- _Records for this exercise_

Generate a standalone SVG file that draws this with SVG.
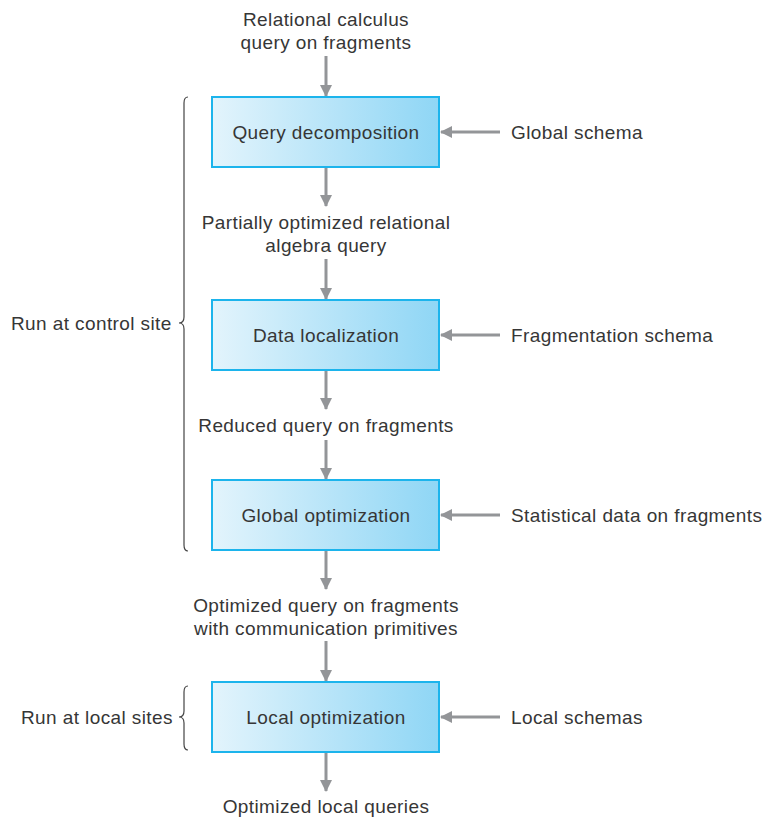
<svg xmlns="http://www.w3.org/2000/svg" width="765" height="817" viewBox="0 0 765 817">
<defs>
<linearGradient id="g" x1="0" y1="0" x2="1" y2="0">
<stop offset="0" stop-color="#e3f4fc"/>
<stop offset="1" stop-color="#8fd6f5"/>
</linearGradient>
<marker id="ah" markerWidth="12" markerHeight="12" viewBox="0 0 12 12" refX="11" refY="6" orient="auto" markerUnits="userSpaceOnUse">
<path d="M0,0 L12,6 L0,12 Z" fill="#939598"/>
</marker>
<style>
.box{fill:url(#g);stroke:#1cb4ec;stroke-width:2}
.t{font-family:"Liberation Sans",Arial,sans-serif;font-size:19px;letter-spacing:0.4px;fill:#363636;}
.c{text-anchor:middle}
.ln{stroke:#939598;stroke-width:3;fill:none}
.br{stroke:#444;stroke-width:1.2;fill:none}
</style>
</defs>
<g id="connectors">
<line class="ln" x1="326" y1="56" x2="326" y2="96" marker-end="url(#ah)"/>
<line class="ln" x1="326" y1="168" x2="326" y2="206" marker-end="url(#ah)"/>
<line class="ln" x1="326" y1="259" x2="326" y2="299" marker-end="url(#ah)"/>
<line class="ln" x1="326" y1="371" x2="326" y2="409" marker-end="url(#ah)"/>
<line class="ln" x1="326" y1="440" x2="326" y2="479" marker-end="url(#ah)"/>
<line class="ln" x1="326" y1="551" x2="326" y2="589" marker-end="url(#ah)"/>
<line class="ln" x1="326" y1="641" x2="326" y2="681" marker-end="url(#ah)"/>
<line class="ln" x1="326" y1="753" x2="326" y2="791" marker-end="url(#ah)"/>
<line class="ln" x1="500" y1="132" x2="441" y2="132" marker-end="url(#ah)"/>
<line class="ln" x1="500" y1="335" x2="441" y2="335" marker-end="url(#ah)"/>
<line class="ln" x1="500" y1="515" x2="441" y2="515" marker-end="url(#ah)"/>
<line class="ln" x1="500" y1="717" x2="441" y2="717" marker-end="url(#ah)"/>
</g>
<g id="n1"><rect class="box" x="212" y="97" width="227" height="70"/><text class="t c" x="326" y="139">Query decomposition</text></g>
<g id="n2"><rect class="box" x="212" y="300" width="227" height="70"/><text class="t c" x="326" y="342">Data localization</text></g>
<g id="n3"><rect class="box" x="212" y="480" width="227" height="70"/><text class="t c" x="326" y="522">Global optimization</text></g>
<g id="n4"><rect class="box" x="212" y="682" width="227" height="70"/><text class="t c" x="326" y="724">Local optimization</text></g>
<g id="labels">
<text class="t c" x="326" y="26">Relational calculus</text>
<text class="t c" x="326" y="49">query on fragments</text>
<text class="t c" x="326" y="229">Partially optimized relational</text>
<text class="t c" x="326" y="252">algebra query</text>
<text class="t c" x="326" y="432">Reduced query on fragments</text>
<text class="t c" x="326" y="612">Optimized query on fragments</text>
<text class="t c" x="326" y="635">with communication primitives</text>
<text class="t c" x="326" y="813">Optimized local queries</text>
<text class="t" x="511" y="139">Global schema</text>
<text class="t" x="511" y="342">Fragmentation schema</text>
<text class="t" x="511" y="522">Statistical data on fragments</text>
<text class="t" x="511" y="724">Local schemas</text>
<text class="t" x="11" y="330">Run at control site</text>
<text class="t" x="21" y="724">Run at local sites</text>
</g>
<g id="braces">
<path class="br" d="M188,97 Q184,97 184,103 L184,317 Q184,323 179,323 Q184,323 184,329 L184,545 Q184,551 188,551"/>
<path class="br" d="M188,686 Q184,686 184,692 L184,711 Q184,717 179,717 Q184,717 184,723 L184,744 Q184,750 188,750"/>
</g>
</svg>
---
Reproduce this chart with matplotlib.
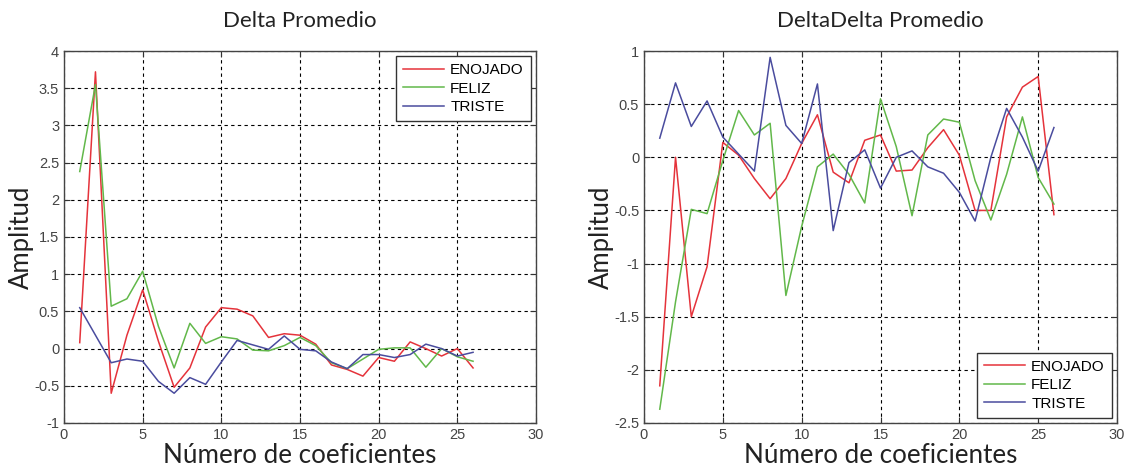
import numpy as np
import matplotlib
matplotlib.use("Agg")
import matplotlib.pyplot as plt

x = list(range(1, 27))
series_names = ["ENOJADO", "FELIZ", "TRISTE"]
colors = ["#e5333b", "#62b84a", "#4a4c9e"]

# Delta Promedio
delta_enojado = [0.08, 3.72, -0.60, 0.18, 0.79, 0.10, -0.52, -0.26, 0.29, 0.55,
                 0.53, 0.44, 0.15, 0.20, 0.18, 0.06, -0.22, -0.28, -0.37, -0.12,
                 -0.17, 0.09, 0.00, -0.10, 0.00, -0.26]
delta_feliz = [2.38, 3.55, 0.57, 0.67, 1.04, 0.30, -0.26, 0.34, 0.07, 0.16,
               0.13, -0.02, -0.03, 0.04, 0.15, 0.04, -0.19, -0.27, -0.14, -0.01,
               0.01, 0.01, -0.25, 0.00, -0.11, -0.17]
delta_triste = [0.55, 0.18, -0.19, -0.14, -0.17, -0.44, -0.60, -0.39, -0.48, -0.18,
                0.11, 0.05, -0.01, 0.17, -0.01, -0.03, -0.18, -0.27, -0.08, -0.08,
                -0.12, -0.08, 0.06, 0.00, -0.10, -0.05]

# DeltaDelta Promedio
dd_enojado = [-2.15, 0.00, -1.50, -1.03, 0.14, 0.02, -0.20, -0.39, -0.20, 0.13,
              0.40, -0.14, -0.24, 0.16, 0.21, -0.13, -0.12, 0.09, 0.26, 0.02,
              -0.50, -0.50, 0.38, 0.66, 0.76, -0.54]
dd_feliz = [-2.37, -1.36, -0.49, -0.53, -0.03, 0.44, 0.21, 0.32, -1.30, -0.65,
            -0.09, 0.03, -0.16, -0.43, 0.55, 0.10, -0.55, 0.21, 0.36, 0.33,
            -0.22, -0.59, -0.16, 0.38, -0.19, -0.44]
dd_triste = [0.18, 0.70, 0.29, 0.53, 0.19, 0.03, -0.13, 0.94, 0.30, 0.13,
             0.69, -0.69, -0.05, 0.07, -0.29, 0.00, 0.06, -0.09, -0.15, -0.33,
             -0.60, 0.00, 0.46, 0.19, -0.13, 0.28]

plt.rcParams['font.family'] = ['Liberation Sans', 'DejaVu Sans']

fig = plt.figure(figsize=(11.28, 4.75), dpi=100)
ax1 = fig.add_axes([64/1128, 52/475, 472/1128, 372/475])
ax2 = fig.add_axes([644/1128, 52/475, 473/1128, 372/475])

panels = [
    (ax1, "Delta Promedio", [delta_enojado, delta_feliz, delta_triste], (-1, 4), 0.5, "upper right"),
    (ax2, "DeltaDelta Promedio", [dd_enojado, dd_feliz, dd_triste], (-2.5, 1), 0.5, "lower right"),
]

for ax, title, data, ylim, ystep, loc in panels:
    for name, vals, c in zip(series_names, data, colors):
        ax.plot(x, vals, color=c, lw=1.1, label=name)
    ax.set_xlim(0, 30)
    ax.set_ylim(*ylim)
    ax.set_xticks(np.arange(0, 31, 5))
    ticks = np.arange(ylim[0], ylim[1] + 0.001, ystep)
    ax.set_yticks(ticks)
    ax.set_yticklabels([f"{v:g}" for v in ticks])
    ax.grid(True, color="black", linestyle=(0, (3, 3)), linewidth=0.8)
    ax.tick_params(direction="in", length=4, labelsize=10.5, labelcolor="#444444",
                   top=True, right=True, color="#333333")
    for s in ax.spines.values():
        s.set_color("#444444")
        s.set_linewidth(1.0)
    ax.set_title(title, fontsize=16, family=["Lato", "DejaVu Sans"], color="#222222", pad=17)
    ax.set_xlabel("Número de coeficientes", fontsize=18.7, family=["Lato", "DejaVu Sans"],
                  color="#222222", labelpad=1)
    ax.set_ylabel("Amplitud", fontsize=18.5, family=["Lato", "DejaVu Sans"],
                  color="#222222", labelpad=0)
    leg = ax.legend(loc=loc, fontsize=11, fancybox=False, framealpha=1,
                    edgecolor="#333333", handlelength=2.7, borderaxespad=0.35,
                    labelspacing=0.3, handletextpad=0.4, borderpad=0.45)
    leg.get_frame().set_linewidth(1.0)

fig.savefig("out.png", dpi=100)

- _Task prompt_
Copy exactly the stretch of lines that starts at the line holding "Reproduce this chart with matplotlib." and ends at the line holding "ax2 = fig.add_axes([644/1128, 52/475, 473/1128, 372/475])". Drop the pictures.

- _Reply to the exercise_
Reproduce this chart with matplotlib.
import numpy as np
import matplotlib
matplotlib.use("Agg")
import matplotlib.pyplot as plt

x = list(range(1, 27))
series_names = ["ENOJADO", "FELIZ", "TRISTE"]
colors = ["#e5333b", "#62b84a", "#4a4c9e"]

# Delta Promedio
delta_enojado = [0.08, 3.72, -0.60, 0.18, 0.79, 0.10, -0.52, -0.26, 0.29, 0.55,
                 0.53, 0.44, 0.15, 0.20, 0.18, 0.06, -0.22, -0.28, -0.37, -0.12,
                 -0.17, 0.09, 0.00, -0.10, 0.00, -0.26]
delta_feliz = [2.38, 3.55, 0.57, 0.67, 1.04, 0.30, -0.26, 0.34, 0.07, 0.16,
               0.13, -0.02, -0.03, 0.04, 0.15, 0.04, -0.19, -0.27, -0.14, -0.01,
               0.01, 0.01, -0.25, 0.00, -0.11, -0.17]
delta_triste = [0.55, 0.18, -0.19, -0.14, -0.17, -0.44, -0.60, -0.39, -0.48, -0.18,
                0.11, 0.05, -0.01, 0.17, -0.01, -0.03, -0.18, -0.27, -0.08, -0.08,
                -0.12, -0.08, 0.06, 0.00, -0.10, -0.05]

# DeltaDelta Promedio
dd_enojado = [-2.15, 0.00, -1.50, -1.03, 0.14, 0.02, -0.20, -0.39, -0.20, 0.13,
              0.40, -0.14, -0.24, 0.16, 0.21, -0.13, -0.12, 0.09, 0.26, 0.02,
              -0.50, -0.50, 0.38, 0.66, 0.76, -0.54]
dd_feliz = [-2.37, -1.36, -0.49, -0.53, -0.03, 0.44, 0.21, 0.32, -1.30, -0.65,
            -0.09, 0.03, -0.16, -0.43, 0.55, 0.10, -0.55, 0.21, 0.36, 0.33,
            -0.22, -0.59, -0.16, 0.38, -0.19, -0.44]
dd_triste = [0.18, 0.70, 0.29, 0.53, 0.19, 0.03, -0.13, 0.94, 0.30, 0.13,
             0.69, -0.69, -0.05, 0.07, -0.29, 0.00, 0.06, -0.09, -0.15, -0.33,
             -0.60, 0.00, 0.46, 0.19, -0.13, 0.28]

plt.rcParams['font.family'] = ['Liberation Sans', 'DejaVu Sans']

fig = plt.figure(figsize=(11.28, 4.75), dpi=100)
ax1 = fig.add_axes([64/1128, 52/475, 472/1128, 372/475])
ax2 = fig.add_axes([644/1128, 52/475, 473/1128, 372/475])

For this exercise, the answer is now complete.